An oil worker held hostage at an Algerian gas plant made a desperate ‘last phone call’ to tell his family he had been captured by al-Qaeda hours before a botched rescue attempt killed up to 35 foreigners.

Stephen McFaul, who later escaped, barricaded himself into a room with dozens of others as armed militants stormed their compound in the remote African desert.

Islamic extremists launched an attack on BP’s Saharan oil field in revenge for France’s crackdown on rebels in neighbouring Mali. Britain is providing support and so became a target.

As the terrorists closed in, the 36-year-old father made what he feared may be his final call his family to say ‘al-Qaeda have got me’, his brother revealed today.

Mr McFaul’s family today revealed that he managed to escape alive, but up to 35 others are feared dead after Algerian forces launched air strikes overhead in a bid to rescue the trapped workers.

The assault on the was made without warning Western allies including David Cameron.

Fighting back tears, Mr McFaul’s brother, Brian, said of his sibling’s frantic phone call: ‘They locked themselves in a room for safety.

‘At that stage they heard gunfire.
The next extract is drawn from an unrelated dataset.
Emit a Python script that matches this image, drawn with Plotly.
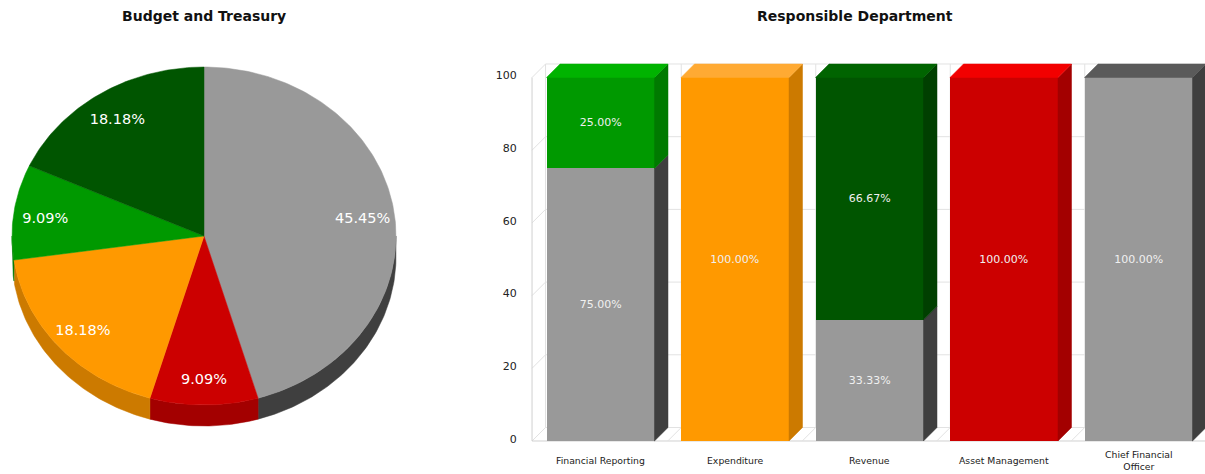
import numpy as np
import plotly.graph_objects as go

# ---------------- data ----------------
status_keys = ["grey", "red", "orange", "green", "darkgreen"]
pie_counts = [5, 1, 2, 1, 2]          # items per status (Budget and Treasury)

departments = ["Financial Reporting", "Expenditure", "Revenue",
               "Asset Management", "Chief Financial<br>Officer"]
pct_grey = [75.00, 0, 33.33, 0, 100.00]
pct_red = [0, 0, 0, 100.00, 0]
pct_orange = [0, 100.00, 0, 0, 0]
pct_green = [25.00, 0, 0, 0, 0]
pct_darkgreen = [0, 0, 66.67, 0, 0]
y_ticks = [0, 20, 40, 60, 80, 100]

# ---------------- styles ----------------
front = {"grey": "#999999", "red": "#CC0000", "orange": "#FF9900",
         "green": "#009900", "darkgreen": "#005500"}
side = {"grey": "#3F3F3F", "red": "#A30000", "orange": "#CC7A00",
        "green": "#007A00", "darkgreen": "#003F00"}
top = {"grey": "#5A5A5A", "red": "#F20000", "orange": "#FFAA33",
       "green": "#00B300", "darkgreen": "#006400"}
FONT = "DejaVu Sans"

fig = go.Figure()

# ---------------- 3D pie (tilted ellipse) ----------------
RY = 169 / 192          # vertical squash of the pie top
DEPTH = 21 / 192        # thickness of the pie rim
LABEL_R = 0.835
LABEL_DY = -3 / 192     # small downward nudge of slice labels

total = sum(pie_counts)
bounds = np.concatenate([[0], np.cumsum(pie_counts)]) / total * 2 * np.pi


def arc(t0, t1):
    n = max(int(abs(t1 - t0) / (np.pi / 180)) + 2, 2)
    t = np.linspace(t0, t1, n)
    return np.sin(t), RY * np.cos(t)


# rim (visible front half, angles between 90 and 270 degrees clockwise from top)
for k, key in enumerate(status_keys):
    a = max(bounds[k], np.pi / 2)
    b = min(bounds[k + 1], 3 * np.pi / 2)
    if b <= a:
        continue
    xs, ys = arc(a, b)
    px = list(xs) + list(xs[::-1]) + [xs[0]]
    py = list(ys) + list((ys - DEPTH)[::-1]) + [ys[0]]
    fig.add_trace(go.Scatter(x=px, y=py, fill="toself", mode="lines",
                             line=dict(width=0.5, color=side[key]),
                             fillcolor=side[key], hoverinfo="skip",
                             xaxis="x2", yaxis="y2"))

# top faces
for k, key in enumerate(status_keys):
    xs, ys = arc(bounds[k], bounds[k + 1])
    px = [0] + list(xs) + [0]
    py = [0] + list(ys) + [0]
    fig.add_trace(go.Scatter(x=px, y=py, fill="toself", mode="lines",
                             line=dict(width=0.5, color=front[key]),
                             fillcolor=front[key], hoverinfo="skip",
                             xaxis="x2", yaxis="y2"))

# slice percentages
mids = (bounds[:-1] + bounds[1:]) / 2
fig.add_trace(go.Scatter(
    x=LABEL_R * np.sin(mids), y=LABEL_R * RY * np.cos(mids) + LABEL_DY,
    mode="text", text=[f"{c / total * 100:.2f}%" for c in pie_counts],
    textfont=dict(family=FONT, size=14.5, color="#FFFFFF"),
    hoverinfo="skip", xaxis="x2", yaxis="y2"))

# ---------------- 3D stacked bars ----------------
BAR_W = 0.803           # bar width in category units
DX = 0.1004             # depth offset, x (category units)
DY = 3.714              # depth offset, y (value units)
X_LEFT = -0.509         # front edge of the left wall
X_END = 4.7

series = [("grey", pct_grey), ("red", pct_red), ("orange", pct_orange),
          ("green", pct_green), ("darkgreen", pct_darkgreen)]
x_idx = list(range(len(departments)))

for key, vals in series:
    fig.add_trace(go.Bar(
        x=x_idx, y=vals, width=BAR_W,
        marker=dict(color=front[key], line=dict(width=0)),
        text=[f"{v:.2f}%" if v else "" for v in vals],
        textposition="inside", insidetextanchor="middle",
        textfont=dict(family=FONT, size=11, color="#F0F0F0"),
        hoverinfo="skip", xaxis="x", yaxis="y"))

# side and top faces derived from the stacked values
base = [0.0] * len(departments)
top_key = [None] * len(departments)
for key, vals in series:
    sx, sy = [], []
    for i, v in enumerate(vals):
        if not v:
            continue
        xr = i + BAR_W / 2
        y0, y1 = base[i], base[i] + v
        sx += [xr, xr, xr + DX, xr + DX, xr, None]
        sy += [y0, y1, y1 + DY, y0 + DY, y0, None]
        base[i] = y1
        top_key[i] = key
    if sx:
        fig.add_trace(go.Scatter(x=sx, y=sy, fill="toself", mode="lines",
                                 line=dict(width=0.5, color=side[key]),
                                 fillcolor=side[key], hoverinfo="skip",
                                 xaxis="x", yaxis="y"))

for key in status_keys:
    tx, ty = [], []
    for i in x_idx:
        if top_key[i] != key:
            continue
        xl, xr, h = i - BAR_W / 2, i + BAR_W / 2, base[i]
        tx += [xl, xr, xr + DX, xl + DX, xl, None]
        ty += [h, h, h + DY, h + DY, h, None]
    if tx:
        fig.add_trace(go.Scatter(x=tx, y=ty, fill="toself", mode="lines",
                                 line=dict(width=0.5, color=top[key]),
                                 fillcolor=top[key], hoverinfo="skip",
                                 xaxis="x", yaxis="y"))

# walls, floor and grid of the 3D frame
GRID = "#E2E2E2"
EDGE = "#D0D0D0"
shapes = []


def seg(x0, y0, x1, y1, color):
    shapes.append(dict(type="line", xref="x", yref="y", x0=x0, y0=y0,
                       x1=x1, y1=y1, layer="below",
                       line=dict(color=color, width=1)))


for v in y_ticks:
    seg(X_LEFT + DX, v + DY, X_END, v + DY, GRID)
    seg(X_LEFT, v, X_LEFT + DX, v + DY, GRID)
seg(X_LEFT, 0, X_LEFT, y_ticks[-1], EDGE)
seg(X_LEFT + DX, DY, X_LEFT + DX, y_ticks[-1] + DY, GRID)
seg(X_LEFT, 0, X_END, 0, EDGE)
for i in x_idx:
    b = i + 0.5
    seg(b, 0, b + DX, DY, GRID)
    seg(b + DX, DY, b + DX, y_ticks[-1] + DY, GRID)

# ---------------- layout ----------------
W, H = 1205, 474
PX_X = 134.5            # pixels per category
PX_Y = 3.635            # pixels per value unit
x_rng = [-0.6, (W - 600.5) / PX_X]
y_rng = [-1.5, 105.0]
dom_x = [(600.5 + PX_X * x_rng[0]) / W, 1.0]
dom_y = [(H - (441 - PX_Y * y_rng[0])) / H, (H - (441 - PX_Y * y_rng[1])) / H]

# category names, centred vertically below the floor
annotations = [
    dict(text=name, x=i, y=1 - 460 / H, xref="x", yref="paper",
         xanchor="center", yanchor="middle", showarrow=False,
         font=dict(family=FONT, size=9.3, color="#222222"))
    for i, name in zip(x_idx, departments)
]
annotations += [
    dict(text="<b>Budget and Treasury</b>", x=204 / W, y=1 - 16 / H,
         xref="paper", yref="paper", xanchor="center", yanchor="middle",
         showarrow=False, font=dict(family=FONT, size=14, color="#111111")),
    dict(text="<b>Responsible Department</b>", x=855 / W, y=1 - 16 / H,
         xref="paper", yref="paper", xanchor="center", yanchor="middle",
         showarrow=False, font=dict(family=FONT, size=14, color="#111111")),
]

fig.update_layout(
    width=W, height=H, margin=dict(l=0, r=0, t=0, b=0, autoexpand=False),
    paper_bgcolor="white", plot_bgcolor="white",
    showlegend=False, barmode="stack", bargap=0,
    font=dict(family=FONT, color="#222222"),
    xaxis=dict(domain=dom_x, range=x_rng, anchor="y", automargin=False,
               tickvals=x_idx, showticklabels=False,
               showgrid=False, zeroline=False, showline=False, ticks="",
               fixedrange=True),
    yaxis=dict(domain=dom_y, range=y_rng, anchor="x", automargin=False,
               tickvals=y_ticks, showgrid=False, zeroline=False,
               showline=False, ticks="",
               tickfont=dict(family=FONT, size=11, color="#222222"),
               ticklabelstandoff=2, ticklabelshift=-2, fixedrange=True),
    xaxis2=dict(domain=[0, 420 / W], range=[-204 / 192, (420 - 204) / 192],
                anchor="y2", visible=False, fixedrange=True, automargin=False),
    yaxis2=dict(domain=[0, 1], range=[-(H - 236) / 192, 236 / 192],
                anchor="x2", visible=False, fixedrange=True, automargin=False),
    shapes=shapes,
    annotations=annotations,
)

fig.write_html("out.html")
They kept talking and he gave me a text, but then we lost contact.

‘Than at 9am that morning he phoned saying al-Qaeda have got me’.

Mr McFaul’s family have told of their joy after receiving a phone call from him at 3pm today saying he was alive and well.

His 13-year-old son, Dylan, told the BBC: ‘I can’t explain the excitement. I can’t wait until he gets home. I’m going to make sure he never goes back there.’

His father, Christopher, added: ‘The last 48 hours have been hell, but as a family we have been very strong.’